Cyclic is a specialist wild beer brewer in Catalonia, and they sent a grape ale called Skin Contact. This deeply purple 6.9%-er started life as a saison before the grape skin was added. The result isn't sour, but has a strong Bretty funk, of the farmyards and horseblankets variety. The grape must have gone in in bulk because there's a lusciously dense, weighty, fruit side. I got quite kriek-like vibes, with the grapes adding a cherry jam sweetness, contrasting with the more serious drier funk. It works incredibly well, and sits nicely in between the flavour profiles of wild beer and natural wine. Fascinating, but delicious too.

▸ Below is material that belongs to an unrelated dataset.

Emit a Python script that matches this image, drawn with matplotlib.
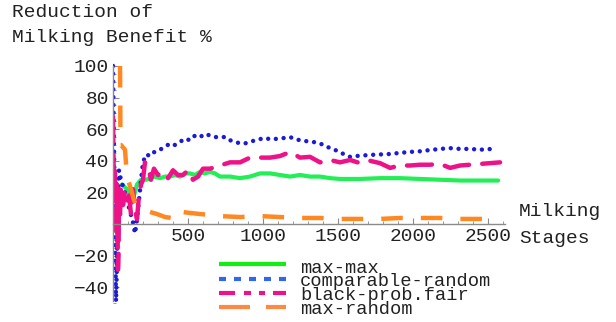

From the same part of the world comes La Salvatge, and they had another peach beer, called La Viu-Viu. This is a blend of two spontaneously-fermented ales which was then aged in red wine barrels with the peaches. It's 6% ABV and a cloudy orange colour. There was something a bit off about the fruit in this, tasting too sweet and slightly rancid. There's a waxy, bitter quality to the base beer, which adds to the harshness. This is a challenging creature, and while I appreciated the depth and complexity, it's too much for me.

That leaves what I thought was going to be the star of the show: Boerenerf. I didn't recognise the beer on sale from this newcomer in Belgian lambic, badged here as Gueuze: Pineau des Charentes Barrels -- the brewery might have a different name for it. I didn't even know what Pineau des Charentes was, learning it's a fortified wine from western France. OK then. The beer is rather sweet for a proper geuze, and I guess it's the barrels which give it a tropical character, suggesting mango and passionfruit in an odd but not unpleasant way. Though sweet, it's not gloopy, and has a gorgeously crisp Champagne sparkle. The sourness is assertive without being aggressive, and when it warms there's a growing incense spice in the taste. As such, it performs as a lambic ought to, and confirms further my admiration for this new producer.

While it's a shame we didn't have three more breweries on the day, I fully used up my afternoon on the beers that were there. Thanks as always to the organisers and brewers.